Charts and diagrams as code
● ● ● ● ● ● ●

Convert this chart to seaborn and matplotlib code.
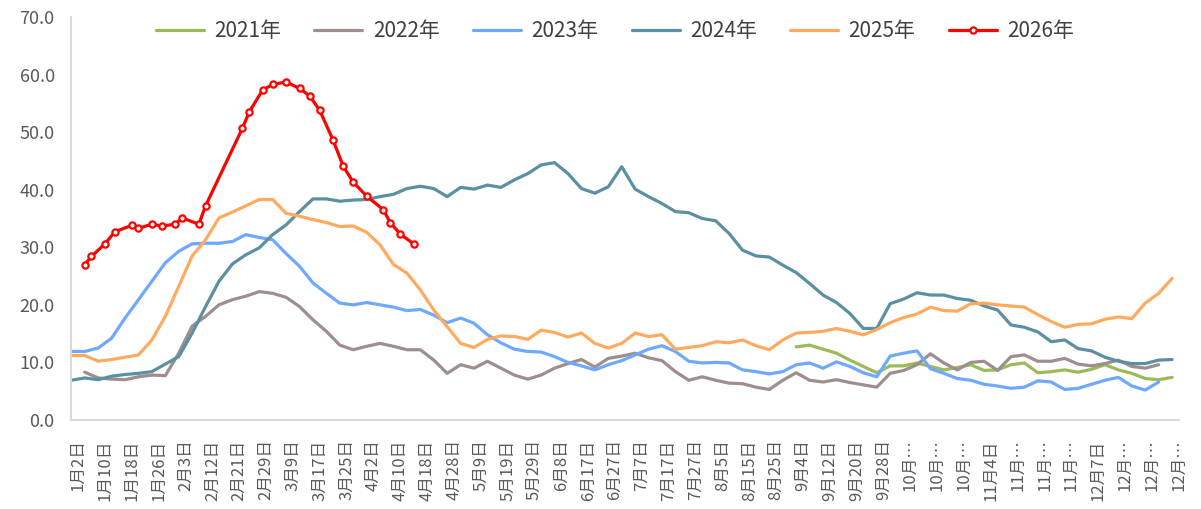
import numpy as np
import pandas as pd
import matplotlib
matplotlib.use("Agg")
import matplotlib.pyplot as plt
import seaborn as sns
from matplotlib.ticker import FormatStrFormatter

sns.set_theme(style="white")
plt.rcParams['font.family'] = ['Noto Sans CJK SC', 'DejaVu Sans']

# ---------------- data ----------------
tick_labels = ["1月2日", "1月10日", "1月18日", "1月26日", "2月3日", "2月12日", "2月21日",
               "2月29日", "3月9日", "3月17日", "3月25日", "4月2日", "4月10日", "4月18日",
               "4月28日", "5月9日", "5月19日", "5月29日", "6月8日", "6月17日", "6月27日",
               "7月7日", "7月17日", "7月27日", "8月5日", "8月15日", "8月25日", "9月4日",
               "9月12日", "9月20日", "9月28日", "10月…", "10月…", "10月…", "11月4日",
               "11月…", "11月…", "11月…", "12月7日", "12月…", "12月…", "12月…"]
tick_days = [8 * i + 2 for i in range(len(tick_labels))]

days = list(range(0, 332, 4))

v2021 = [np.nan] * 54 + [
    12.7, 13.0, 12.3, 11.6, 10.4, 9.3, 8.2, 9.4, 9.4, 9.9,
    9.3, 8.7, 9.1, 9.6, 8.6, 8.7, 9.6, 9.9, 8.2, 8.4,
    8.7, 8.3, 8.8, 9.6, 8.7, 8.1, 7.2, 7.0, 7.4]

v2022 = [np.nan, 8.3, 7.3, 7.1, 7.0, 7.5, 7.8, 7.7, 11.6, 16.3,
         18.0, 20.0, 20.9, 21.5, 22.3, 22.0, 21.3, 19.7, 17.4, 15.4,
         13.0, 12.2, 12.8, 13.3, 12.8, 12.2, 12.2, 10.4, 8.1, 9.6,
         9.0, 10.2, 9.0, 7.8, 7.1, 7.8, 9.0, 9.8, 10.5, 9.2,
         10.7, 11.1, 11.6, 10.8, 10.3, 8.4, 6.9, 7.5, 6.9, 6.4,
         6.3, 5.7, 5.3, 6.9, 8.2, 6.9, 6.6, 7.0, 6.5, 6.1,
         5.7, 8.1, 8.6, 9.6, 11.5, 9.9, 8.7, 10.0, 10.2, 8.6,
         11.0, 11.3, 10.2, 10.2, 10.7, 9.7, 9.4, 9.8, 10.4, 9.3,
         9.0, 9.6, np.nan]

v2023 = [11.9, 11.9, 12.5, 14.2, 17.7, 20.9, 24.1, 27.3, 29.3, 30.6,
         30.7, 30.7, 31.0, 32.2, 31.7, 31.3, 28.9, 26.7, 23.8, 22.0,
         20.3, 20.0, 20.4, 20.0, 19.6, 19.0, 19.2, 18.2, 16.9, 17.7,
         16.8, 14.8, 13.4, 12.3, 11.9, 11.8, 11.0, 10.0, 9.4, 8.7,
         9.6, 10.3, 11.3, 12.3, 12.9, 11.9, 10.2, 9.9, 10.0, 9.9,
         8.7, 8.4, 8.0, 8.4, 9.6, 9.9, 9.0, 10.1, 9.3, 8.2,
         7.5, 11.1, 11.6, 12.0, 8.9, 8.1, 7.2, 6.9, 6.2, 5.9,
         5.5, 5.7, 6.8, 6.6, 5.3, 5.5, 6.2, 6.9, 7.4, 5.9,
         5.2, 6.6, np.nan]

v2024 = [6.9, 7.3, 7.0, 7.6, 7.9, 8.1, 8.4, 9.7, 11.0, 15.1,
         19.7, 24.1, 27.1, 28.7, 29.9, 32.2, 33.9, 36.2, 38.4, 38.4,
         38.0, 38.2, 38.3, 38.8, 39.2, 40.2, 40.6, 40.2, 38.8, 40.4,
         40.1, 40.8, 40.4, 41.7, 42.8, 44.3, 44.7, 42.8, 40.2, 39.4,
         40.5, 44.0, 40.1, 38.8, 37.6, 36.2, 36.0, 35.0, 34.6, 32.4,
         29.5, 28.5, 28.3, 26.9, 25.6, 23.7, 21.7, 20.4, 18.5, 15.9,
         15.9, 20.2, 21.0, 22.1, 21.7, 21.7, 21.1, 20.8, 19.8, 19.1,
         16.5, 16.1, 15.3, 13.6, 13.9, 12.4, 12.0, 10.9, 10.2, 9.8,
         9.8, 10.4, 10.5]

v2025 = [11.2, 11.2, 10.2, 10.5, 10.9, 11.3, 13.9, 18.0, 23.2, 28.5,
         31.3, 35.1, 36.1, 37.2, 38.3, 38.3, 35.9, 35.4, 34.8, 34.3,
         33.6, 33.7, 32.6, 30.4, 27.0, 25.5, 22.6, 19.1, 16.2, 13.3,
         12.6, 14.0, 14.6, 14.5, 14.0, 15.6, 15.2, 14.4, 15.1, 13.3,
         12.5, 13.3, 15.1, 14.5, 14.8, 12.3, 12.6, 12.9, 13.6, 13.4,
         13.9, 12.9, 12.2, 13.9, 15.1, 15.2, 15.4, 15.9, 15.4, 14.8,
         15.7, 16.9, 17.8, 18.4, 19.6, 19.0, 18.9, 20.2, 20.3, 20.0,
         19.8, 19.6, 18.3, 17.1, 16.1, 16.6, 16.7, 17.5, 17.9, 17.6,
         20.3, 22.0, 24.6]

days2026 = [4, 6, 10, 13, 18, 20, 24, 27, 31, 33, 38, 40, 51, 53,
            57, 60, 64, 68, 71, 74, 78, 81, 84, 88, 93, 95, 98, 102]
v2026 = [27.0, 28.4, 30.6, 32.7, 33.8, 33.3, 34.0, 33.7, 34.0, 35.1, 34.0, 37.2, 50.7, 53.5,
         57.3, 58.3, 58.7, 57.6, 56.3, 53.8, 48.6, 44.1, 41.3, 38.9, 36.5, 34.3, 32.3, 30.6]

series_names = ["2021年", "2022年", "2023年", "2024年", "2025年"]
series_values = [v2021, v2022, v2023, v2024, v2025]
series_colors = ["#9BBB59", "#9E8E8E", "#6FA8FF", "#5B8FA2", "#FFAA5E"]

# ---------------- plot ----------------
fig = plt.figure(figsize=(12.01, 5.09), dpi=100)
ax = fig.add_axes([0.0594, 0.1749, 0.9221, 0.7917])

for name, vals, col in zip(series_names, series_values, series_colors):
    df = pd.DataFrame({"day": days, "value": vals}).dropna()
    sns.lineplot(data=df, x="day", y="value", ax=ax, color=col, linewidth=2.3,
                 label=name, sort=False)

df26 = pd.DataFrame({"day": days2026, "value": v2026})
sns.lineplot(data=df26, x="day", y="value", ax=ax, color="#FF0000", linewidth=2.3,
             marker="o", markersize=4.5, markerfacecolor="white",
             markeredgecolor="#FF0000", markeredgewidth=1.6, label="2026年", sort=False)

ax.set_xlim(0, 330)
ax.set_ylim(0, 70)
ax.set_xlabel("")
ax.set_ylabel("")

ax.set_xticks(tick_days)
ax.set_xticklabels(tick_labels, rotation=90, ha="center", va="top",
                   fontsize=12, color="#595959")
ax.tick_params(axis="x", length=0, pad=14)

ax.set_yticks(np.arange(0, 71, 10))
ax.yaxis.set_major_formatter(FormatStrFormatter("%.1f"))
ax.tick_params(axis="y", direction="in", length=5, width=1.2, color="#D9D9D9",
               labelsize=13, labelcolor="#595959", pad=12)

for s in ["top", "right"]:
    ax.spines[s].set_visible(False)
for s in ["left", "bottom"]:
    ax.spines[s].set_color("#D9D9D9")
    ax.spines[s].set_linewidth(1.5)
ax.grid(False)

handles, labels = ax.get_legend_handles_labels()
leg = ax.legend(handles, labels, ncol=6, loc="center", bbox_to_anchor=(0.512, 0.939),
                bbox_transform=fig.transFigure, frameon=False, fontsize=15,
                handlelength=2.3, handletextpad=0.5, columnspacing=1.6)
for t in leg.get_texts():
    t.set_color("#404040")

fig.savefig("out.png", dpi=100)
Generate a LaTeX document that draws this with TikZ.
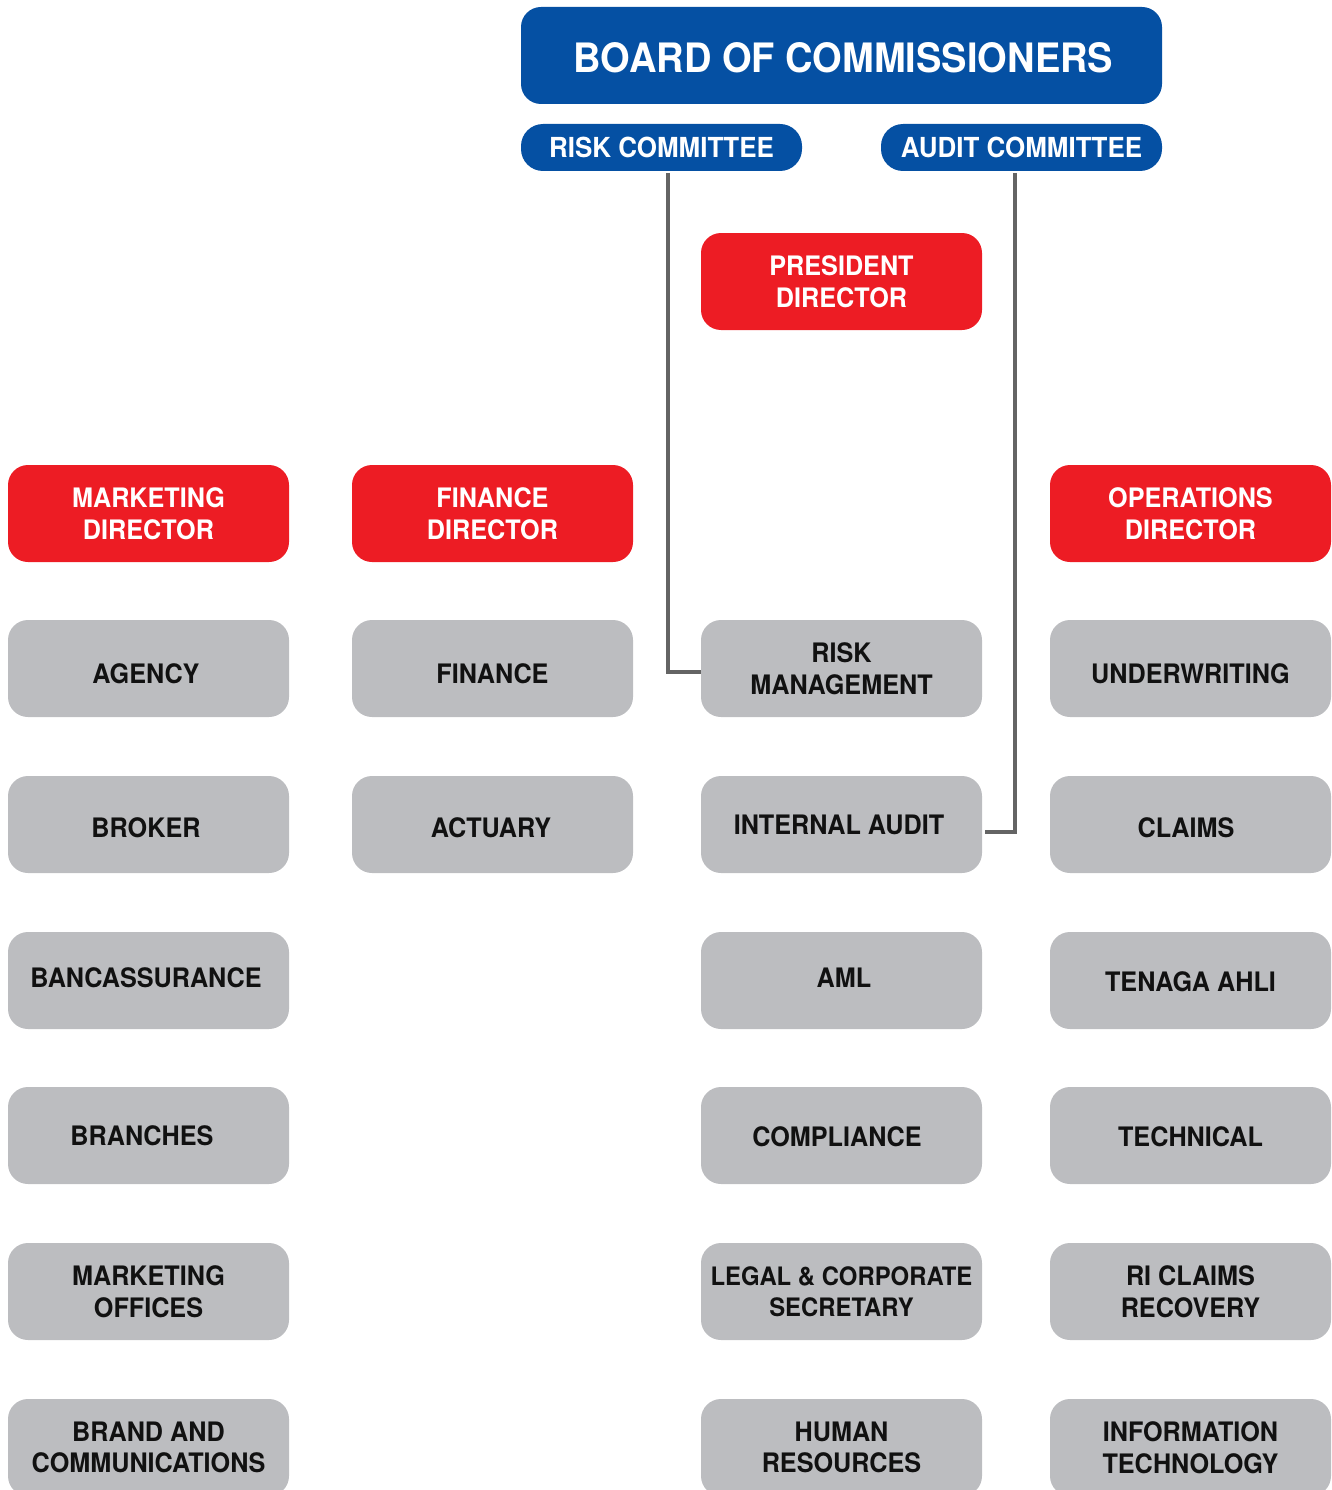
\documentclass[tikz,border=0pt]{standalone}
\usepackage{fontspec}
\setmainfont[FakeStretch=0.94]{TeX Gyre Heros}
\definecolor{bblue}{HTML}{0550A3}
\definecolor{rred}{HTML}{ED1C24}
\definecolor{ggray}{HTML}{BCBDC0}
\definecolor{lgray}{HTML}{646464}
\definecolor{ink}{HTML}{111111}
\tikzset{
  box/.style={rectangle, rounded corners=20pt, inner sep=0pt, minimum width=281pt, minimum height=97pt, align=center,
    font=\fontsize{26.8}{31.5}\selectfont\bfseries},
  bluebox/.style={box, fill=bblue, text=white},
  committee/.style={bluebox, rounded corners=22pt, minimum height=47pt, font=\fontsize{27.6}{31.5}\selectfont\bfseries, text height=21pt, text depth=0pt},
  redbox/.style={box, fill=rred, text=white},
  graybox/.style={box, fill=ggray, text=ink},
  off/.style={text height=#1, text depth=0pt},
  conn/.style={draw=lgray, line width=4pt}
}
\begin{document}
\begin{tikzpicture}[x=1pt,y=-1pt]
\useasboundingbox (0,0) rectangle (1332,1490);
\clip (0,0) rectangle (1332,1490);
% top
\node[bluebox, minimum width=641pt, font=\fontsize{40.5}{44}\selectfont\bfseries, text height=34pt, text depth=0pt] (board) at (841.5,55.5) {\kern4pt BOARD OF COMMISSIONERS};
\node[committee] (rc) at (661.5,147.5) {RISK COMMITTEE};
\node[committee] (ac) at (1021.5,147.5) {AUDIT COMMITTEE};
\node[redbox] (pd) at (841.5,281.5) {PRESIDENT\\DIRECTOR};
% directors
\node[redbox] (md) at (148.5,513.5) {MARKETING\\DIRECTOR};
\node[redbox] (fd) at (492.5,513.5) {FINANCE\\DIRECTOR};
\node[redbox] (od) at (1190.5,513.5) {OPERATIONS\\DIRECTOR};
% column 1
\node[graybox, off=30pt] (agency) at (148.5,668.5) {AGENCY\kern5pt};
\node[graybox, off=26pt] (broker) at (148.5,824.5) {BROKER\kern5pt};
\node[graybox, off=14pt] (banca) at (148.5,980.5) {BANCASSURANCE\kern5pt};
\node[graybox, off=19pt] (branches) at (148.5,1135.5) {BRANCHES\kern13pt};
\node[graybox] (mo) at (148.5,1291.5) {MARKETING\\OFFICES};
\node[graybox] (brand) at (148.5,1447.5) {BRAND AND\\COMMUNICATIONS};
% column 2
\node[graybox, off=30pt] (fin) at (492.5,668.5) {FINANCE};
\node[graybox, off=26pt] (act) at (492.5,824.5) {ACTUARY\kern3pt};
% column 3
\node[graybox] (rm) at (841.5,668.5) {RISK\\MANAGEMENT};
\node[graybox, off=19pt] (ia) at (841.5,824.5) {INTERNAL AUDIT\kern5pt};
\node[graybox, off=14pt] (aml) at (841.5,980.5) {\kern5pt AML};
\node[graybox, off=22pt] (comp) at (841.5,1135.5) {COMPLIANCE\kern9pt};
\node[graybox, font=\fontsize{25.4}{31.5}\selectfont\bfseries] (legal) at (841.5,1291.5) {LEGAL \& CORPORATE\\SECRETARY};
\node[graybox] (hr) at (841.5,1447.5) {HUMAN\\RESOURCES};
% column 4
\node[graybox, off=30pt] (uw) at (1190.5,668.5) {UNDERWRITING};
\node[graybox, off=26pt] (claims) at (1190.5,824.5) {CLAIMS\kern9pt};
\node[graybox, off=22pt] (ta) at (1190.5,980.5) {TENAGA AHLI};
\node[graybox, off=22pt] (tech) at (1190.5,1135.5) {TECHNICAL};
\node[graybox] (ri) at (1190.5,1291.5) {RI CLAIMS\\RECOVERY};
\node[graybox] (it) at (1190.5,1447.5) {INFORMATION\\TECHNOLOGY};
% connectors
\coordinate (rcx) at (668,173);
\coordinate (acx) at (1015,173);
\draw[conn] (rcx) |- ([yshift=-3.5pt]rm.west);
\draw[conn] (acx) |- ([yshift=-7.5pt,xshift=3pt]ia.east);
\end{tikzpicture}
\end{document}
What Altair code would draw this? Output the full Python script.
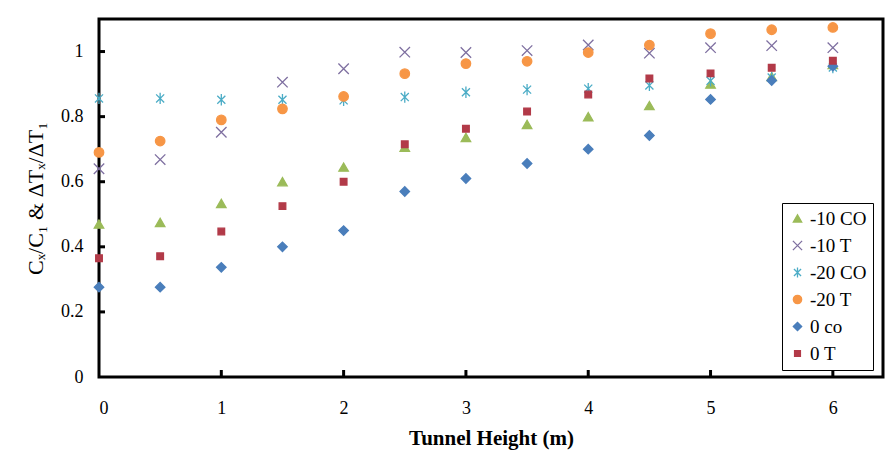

● ● ● ● ● ● ●

→ **Written exercise**: Word for word, give again the lines from the first entry to the line with "plt.rcParams['font.family'] = ['Noto", inclusive. Exclude the pictures.

→ **Answer to the problem**:
Convert this chart to seaborn and matplotlib code.
import numpy as np
import pandas as pd
import matplotlib
matplotlib.use("Agg")
import matplotlib.pyplot as plt
import seaborn as sns
from matplotlib.ticker import FormatStrFormatter

sns.set_theme(style="white")
plt.rcParams['font.family'] = ['Noto Sans CJK SC', 'DejaVu Sans']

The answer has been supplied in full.